January 2, 2008

Europe and US Market

Europe and the US markets will reopen on 3rd Jan . Oil at 96$ up 41 cents

2007 saw remittances jump 50% chasing equities, real estate - prices, rising interest rate differentials and the rupee A robust capital account swamped the current account deficit, pushing up RBI forex intervention to US$34.8bn last year . Looking ahead to the robust BOP figures released yesterday - our view remains that rupee negatives are mounting - a rising oil import bill, softer exports and rich valuations. RBI's March 2007 anti-inflationary strong -rupee policy appears to have been given up by YVR post the Ben- cut inflows with inflation softening . We expect RBI to continue to limit FDI/ECB's /PN flows going forward - should the " anticipated flows/ fresh allocations for 2008 " rev up - most vulnerable Banks/ Real estate.

FOMC minutes today.
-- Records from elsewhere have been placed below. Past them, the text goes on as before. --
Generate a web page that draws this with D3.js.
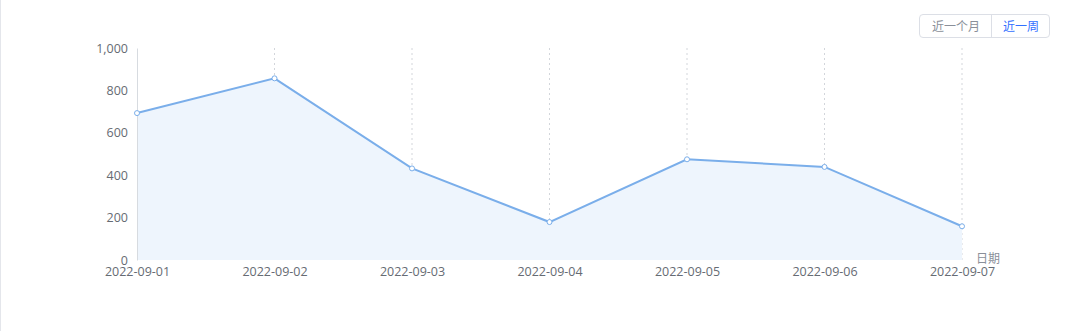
<!DOCTYPE html>
<html>
<head>
<meta charset="utf-8">
<script src="https://cdn.jsdelivr.net/npm/d3@7"></script>
<style>
  html, body { margin: 0; padding: 0; background: #fff; }
  body { width: 1080px; height: 331px; overflow: hidden; position: relative;
         font-family: "Noto Sans CJK SC", "Open Sans", sans-serif; }
  .frame { position: absolute; left: 0; top: 0; width: 1px; height: 331px; background: #e4e6eb; }
  .btns { position: absolute; left: 919px; top: 14px; height: 22px; display: flex;
          border: 1px solid #dcdfe6; border-radius: 4px; font-size: 12px; }
  .btns span { display: block; line-height: 22px; padding: 0 11px 0 12px; color: #8a8f99; }
  .btns span + span { border-left: 1px solid #dcdfe6; color: #3370ff; padding: 0 10px 0 11px; }
  .tick text { fill: #666b73; font-size: 12.5px; font-family: "Open Sans", "Noto Sans", sans-serif; }
</style>
</head>
<body>
<div class="frame"></div>
<div class="btns"><span>近一个月</span><span>近一周</span></div>
<div id="chart"></div>
<script>
(function(){

var dates = ["2022-09-01", "2022-09-02", "2022-09-03", "2022-09-04", "2022-09-05", "2022-09-06", "2022-09-07"];
var counts = [693, 857, 432, 179, 475, 439, 159];
var yTicks = [0, 200, 400, 600, 800, 1000];

var margin = {top: 48, right: 118, bottom: 71, left: 137},
    width = 1080 - margin.left - margin.right,
    height = 331 - margin.top - margin.bottom;

var data = dates.map(function(d, i) { return {date: d, value: counts[i]}; });

var x = d3.scalePoint().domain(dates).range([0, width]);
var y = d3.scaleLinear().domain([0, 1000]).range([height, 0]);

var svg = d3.select("#chart").append("svg")
    .attr("width", 1080)
    .attr("height", 331)
    .style("position", "absolute")
    .style("left", 0).style("top", 0)
  .append("g")
    .attr("transform", "translate(" + margin.left + "," + margin.top + ")");

// dashed vertical grid lines
svg.selectAll(".vgrid")
    .data(dates.slice(1))
  .enter().append("line")
    .attr("class", "vgrid")
    .attr("x1", function(d) { return x(d); })
    .attr("x2", function(d) { return x(d); })
    .attr("y1", 0)
    .attr("y2", height)
    .style("stroke", "#d3d6db")
    .style("stroke-dasharray", "2,3");

var area = d3.area()
    .x(function(d) { return x(d.date); })
    .y0(height)
    .y1(function(d) { return y(d.value); });

var line = d3.line()
    .x(function(d) { return x(d.date); })
    .y(function(d) { return y(d.value); });

svg.append("path")
    .attr("d", area(data))
    .style("fill", "#eef5fd");

// y axis
var yAxis = d3.axisLeft(y).tickValues(yTicks).tickSize(0).tickPadding(9).tickFormat(d3.format(","));
var gy = svg.append("g").call(yAxis);
gy.select(".domain").style("stroke", "#d7dbe0");

// x axis
var xAxis = d3.axisBottom(x).tickSize(0).tickPadding(7);
var gx = svg.append("g")
    .attr("transform", "translate(0," + height + ")")
    .call(xAxis);
gx.select(".domain").remove();

svg.append("path")
    .attr("d", line(data))
    .style("fill", "none")
    .style("stroke", "#7aaeea")
    .style("stroke-width", 2);

svg.selectAll(".pt")
    .data(data)
  .enter().append("circle")
    .attr("class", "pt")
    .attr("cx", function(d) { return x(d.date); })
    .attr("cy", function(d) { return y(d.value); })
    .attr("r", 2.5)
    .style("fill", "#fff")
    .style("stroke", "#7aaeea")
    .style("stroke-width", 1);

svg.append("text")
    .attr("x", width + 14)
    .attr("y", height + 3)
    .style("fill", "#8a8f99")
    .style("font-size", "12px")
    .text("日期");

})();
</script>
</body>
</html>
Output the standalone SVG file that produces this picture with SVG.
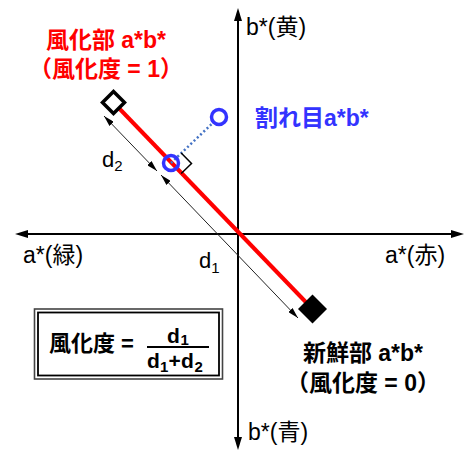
<svg xmlns="http://www.w3.org/2000/svg" width="472" height="452" viewBox="0 0 472 452">
<style>
text{font-family:"Liberation Sans","Noto Sans CJK JP",sans-serif;}
.b{font-weight:bold;}
.lbl{font-size:23px;fill:#000;}
.title{font-size:23px;font-weight:bold;}
.red{fill:#ff0000;}
.blue{fill:#3333ff;}
.dim{stroke:#222;stroke-width:1;fill:none;}
.axis{stroke:#000;stroke-width:2;fill:none;}
.fr{font-size:21px;font-weight:bold;}
.sub{font-size:15px;font-weight:bold;}
.dl{font-size:22px;}
.dls{font-size:15px;}
</style>
<defs>
<marker id="axArrow" markerUnits="userSpaceOnUse" markerWidth="14" markerHeight="8" refX="3" refY="4" orient="auto-start-reverse">
<path d="M0,0 L13,4 L0,8 z" fill="#000"/>
</marker>
<marker id="dimArrow" markerUnits="userSpaceOnUse" markerWidth="12" markerHeight="6" refX="11" refY="3" orient="auto-start-reverse">
<path d="M0,0 L11,3 L0,6 z" fill="#000"/>
</marker>
</defs>
<rect width="472" height="452" fill="#fff"/>
<g id="axes">
<line class="axis" x1="238" y1="440" x2="238" y2="18" marker-start="url(#axArrow)" marker-end="url(#axArrow)"/>
<line class="axis" x1="25" y1="234" x2="454" y2="234" marker-start="url(#axArrow)" marker-end="url(#axArrow)"/>
<text class="lbl" x="246" y="35">b*(黄)</text>
<text class="lbl" x="248" y="440">b*(青)</text>
<text class="lbl" x="23" y="263">a*(緑)</text>
<text class="lbl" x="385" y="263">a*(赤)</text>
</g>
<g id="connectors">
<line x1="113.5" y1="102.5" x2="312.5" y2="309" stroke="#ff0000" stroke-width="4"/>
<line x1="171" y1="163" x2="219" y2="117" stroke="#4472c4" stroke-width="2.5" stroke-dasharray="2 2.5"/>
<polyline points="181.2,153 191.5,163.5 181.2,173.5" fill="none" stroke="#000" stroke-width="1.5"/>
<line class="dim" x1="104" y1="116" x2="157" y2="171" marker-start="url(#dimArrow)" marker-end="url(#dimArrow)"/>
<line class="dim" x1="161" y1="175" x2="298" y2="318" marker-start="url(#dimArrow)" marker-end="url(#dimArrow)"/>
<text class="dl" x="102" y="167">d<tspan class="dls" dy="4">2</tspan></text>
<text class="dl" x="199" y="268">d<tspan class="dls" dy="5">1</tspan></text>
</g>
<g id="weathered">
<path d="M113.5,91.5 L124.5,102.5 L113.5,113.5 L102.5,102.5 z" fill="#fff" stroke="#000" stroke-width="3.5"/>
<text class="title red" x="106" y="48" text-anchor="middle">風化部 a*b*</text>
<text class="title red" x="106" y="77" text-anchor="middle">（風化度 = 1）</text>
</g>
<g id="fresh">
<path d="M312.5,294.5 L327,309 L312.5,323.5 L298,309 z" fill="#000"/>
<text class="title" x="363" y="361" text-anchor="middle">新鮮部 a*b*</text>
<text class="title" x="363" y="391" text-anchor="middle">（風化度 = 0）</text>
</g>
<g id="foot">
<circle cx="171" cy="163" r="7.5" fill="none" stroke="#3333ff" stroke-width="3.5"/>
</g>
<g id="crack">
<circle cx="219" cy="117" r="7.5" fill="#fff" stroke="#3333ff" stroke-width="3.5"/>
<text class="title blue" x="255" y="126">割れ目a*b*</text>
</g>
<g id="formula">
<rect x="34.5" y="309" width="188" height="70" fill="#fff" stroke="#444" stroke-width="1.6"/>
<rect x="38" y="312.5" width="181" height="63" fill="none" stroke="#000" stroke-width="1.8"/>
<text class="b" font-size="22" x="49" y="351">風化度 =</text>
<text class="fr" x="167" y="343">d</text>
<text class="sub" x="180.5" y="345">1</text>
<line x1="147" y1="347" x2="209" y2="347" stroke="#000" stroke-width="2"/>
<text class="fr" x="147" y="368">d</text>
<text class="sub" x="160" y="372">1</text>
<text class="fr" x="168.5" y="368">+</text>
<text class="fr" x="181" y="368">d</text>
<text class="sub" x="194.5" y="372">2</text>
</g>
</svg>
The first in the region to report fourth-quarter figures is Singapore clearly indicating growth contraction and a view as to how the U.S. subprime-mortgage crisis and turmoil in global markets will affect Asia's expansion and the " de-coupling theories". South Korea and Taiwan have already warned that easing demand for semiconductors, mobile phones and computers portends weaker growth in 2008.

The yen at 111.71 keeps Asian markets weak- Nikkei closed . Looking to Singapore lower GDP numbers - reality check on Asia from today ?

Sideways trading -southside bias . Selective buildup ahead of Q3 results.